To determine if diastolic dysfunction is independently associated with increased mortality, acute kidney injury, and hospital length of stay after noncardiac surgery.
Retrospective observational cohort.
Academic referral center.
All patients undergoing noncardiac and nonliver-transplant surgeries at University of California – Los Angeles between April 2013 and October 2017, who also had transthoracic echocardiograms performed within 6 months preceding their procedures.
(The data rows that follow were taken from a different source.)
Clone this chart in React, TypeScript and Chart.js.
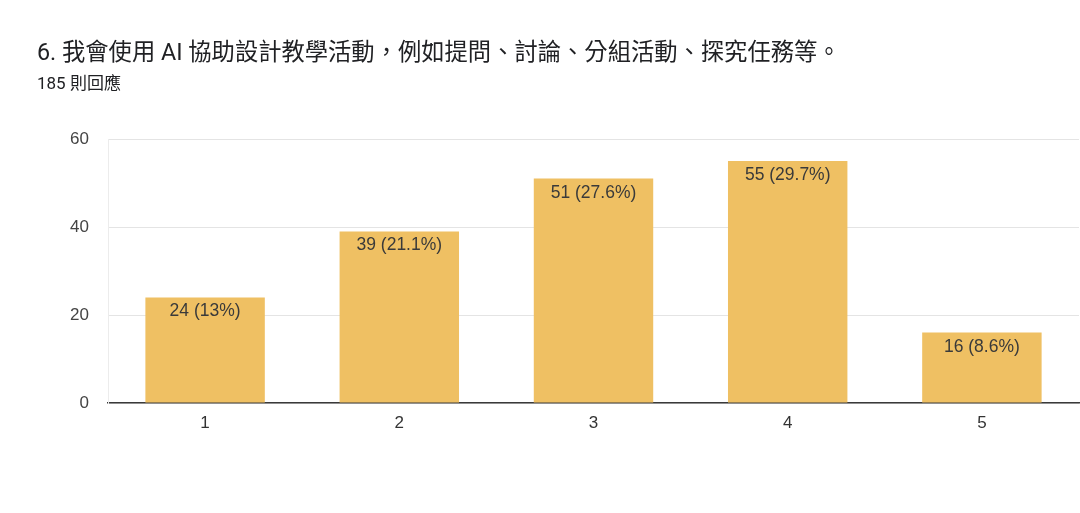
import React, { useEffect, useRef } from "react";
import { Chart, registerables } from "chart.js";

Chart.register(...registerables);

const TITLE = "6. 我會使用 AI 協助設計教學活動，例如提問、討論、分組活動、探究任務等。";
const SUBTITLE = "185 則回應";
const categories = ["1", "2", "3", "4", "5"];
const counts = [24, 39, 51, 55, 16];
const barLabels = ["24 (13%)", "39 (21.1%)", "51 (27.6%)", "55 (29.7%)", "16 (8.6%)"];
const yMax = 60;
const yStep = 10;

const FONT = "Roboto, 'Noto Sans CJK TC', sans-serif";
const CHART_FONT = "'Liberation Sans', Arial, sans-serif";

const barLabelPlugin = {
  id: "barLabelPlugin",
  afterDatasetsDraw(chart: any) {
    const ctx = chart.ctx;
    const meta = chart.getDatasetMeta(0);
    ctx.save();
    ctx.font = "17.5px " + CHART_FONT;
    ctx.fillStyle = "#3a3a3a";
    ctx.textAlign = "center";
    ctx.textBaseline = "alphabetic";
    meta.data.forEach((el: any, i: number) => {
      ctx.fillText(barLabels[i], el.x, el.y + 19);
    });
    ctx.restore();
  },
};

export default function App() {
  const ref = useRef<HTMLCanvasElement | null>(null);
  useEffect(() => {
    if (!ref.current) return;
    const chart = new Chart(ref.current, {
      type: "bar",
      data: {
        labels: categories,
        datasets: [
          {
            data: counts,
            backgroundColor: "#efc063",
            borderWidth: 0,
            barPercentage: 0.615,
            categoryPercentage: 1,
          },
        ],
      },
      options: {
        animation: false,
        responsive: false,
        maintainAspectRatio: false,
        layout: { padding: { top: 139, bottom: 80, left: 0, right: 1 } },
        plugins: { legend: { display: false }, tooltip: { enabled: false } },
        scales: {
          x: {
            grid: { display: false, drawTicks: false },
            border: { display: true, color: "#3a3a3a", width: 1.4 },
            ticks: { color: "#333", font: { family: CHART_FONT, size: 17 }, padding: 10 },
            afterFit: (s: any) => {
              s.height = 30;
            },
          },
          y: {
            min: 0,
            max: yMax,
            grid: {
              drawTicks: false,
              color: (c: any) => (c.tick && c.tick.value % 20 === 0 ? "#e4e4e4" : "#f2f2f2"),
              lineWidth: 1,
            },
            border: { display: true, color: "#ececec", width: 1 },
            ticks: {
              stepSize: yStep,
              color: "#444",
              font: { family: CHART_FONT, size: 17 },
              padding: 19,
              callback: (v: any) => (Number(v) % 20 === 0 ? String(v) : null),
            },
            afterFit: (s: any) => {
              s.width = 108;
            },
          },
        },
      },
      plugins: [barLabelPlugin],
    });
    return () => chart.destroy();
  }, []);

  return (
    <div style={{ position: "absolute", left: 0, top: 0, width: 1080, height: 513, background: "#fff", overflow: "hidden" }}>
      <canvas ref={ref} width={1080} height={513} style={{ position: "absolute", left: 0, top: 0, width: 1080, height: 513 }} />
      <div style={{ position: "absolute", left: 37, top: 37, fontFamily: FONT, fontSize: 23.3, color: "#202124", whiteSpace: "nowrap", lineHeight: "30px" }}>
        {TITLE}
      </div>
      <div style={{ position: "absolute", left: 37, top: 73, fontFamily: FONT, fontSize: 17, color: "#202124", whiteSpace: "nowrap", lineHeight: "20px" }}>
        {SUBTITLE}
      </div>
    </div>
  );
}
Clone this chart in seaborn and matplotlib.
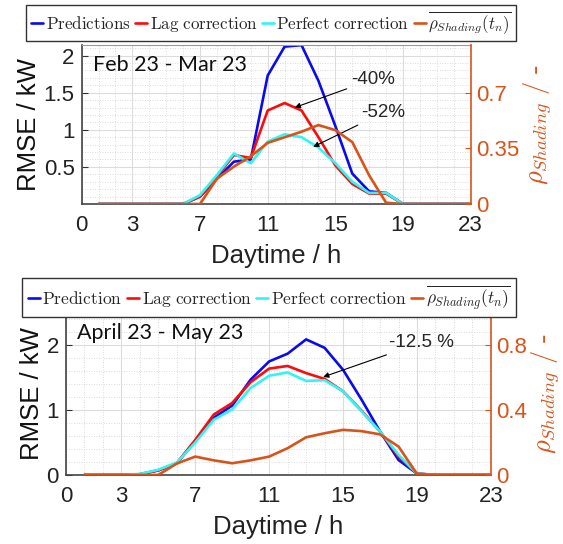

Measurements and Main Results
Patients’ demographic, comorbidity, echocardiographic, and perioperative data were queried from the electronic health record. Diastolic dysfunction was graded by automated application of 2016 American Society of Echocardiography guidelines to queried echocardiographic measurements. During the study period, 12,871 eligible records were identified, of which 7,312 represented unique procedures with complete information. Twenty-three percent of patients had echocardiographic evidence of diastolic dysfunction (7.0% grade 1, 8.1% grade 2, 0.6% grade 3, and 7.5% nonspecific). Patients with diastolic dysfunction tended to be older and have higher American Society of Anesthesiologists scores with more comorbidities. Overall, 166 patients (2.3%) experienced an in-hospital death. After adjustment for potentially confounding variables, diastolic dysfunction was not significantly associated with increased in-hospital mortality, acute kidney injury, or hospital length of stay.
Diastolic dysfunction does not appear to be associated with increased in-hospital mortality, acute kidney injury, or hospital length of stay in a cohort of noncardiac surgical patients at an academic medical center. These results highlight uncertainties in perioperative risk determination.